If you are sure you really do want to turn the clock back and get back with the person you used to see then there are a few things that you should never do. One of those is to constantly ring them, send them texts, send them emails, go around to where they live, watch them, ask other people where they are and what they are doing and investing a lot of time into something which is now dead. The best way to get things to how you want them is to act as if you do not care. Act as if you do not mind. Act as if you are happy. Go out and have a nice time with others. Do not hang around the phone or stay in or be available. If you bump into or speak to your ex then do not say you miss them or that you are lonely or miserable, do not show how bad you feel inside because it wil only make them feel very special and important and it will give them permission to make you wait or treat you mean or walk all over you as if you are a doormat.

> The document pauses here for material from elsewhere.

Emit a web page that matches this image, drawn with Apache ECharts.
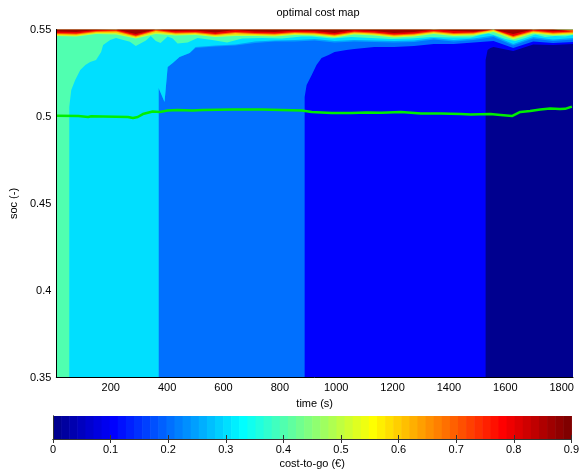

Sometimes although relationships should be about love it ends up being about control and who is in the driving seat. If you know someone mises you or will do what you want it is easy to take them for granted and not treat them with the respect they deserve. If you are elusive and keep them on their toes they try harder. It is a great shame that you you have to manipulate people into behaving the way you want and deserve sometimes. A person with a lot of self respect and self worth would not stay in such a situation. They would prefer to be single rather than clinging onto something which is dishonest and dead and they would see that it is only putting off the inevitable because how ever much you try to cling onto something which is dead it always escapes you eventually. It is not worth having and you can never keep it forever. Forcing someone to be with you is short sighted and selfish and you would never do this if you really loved them.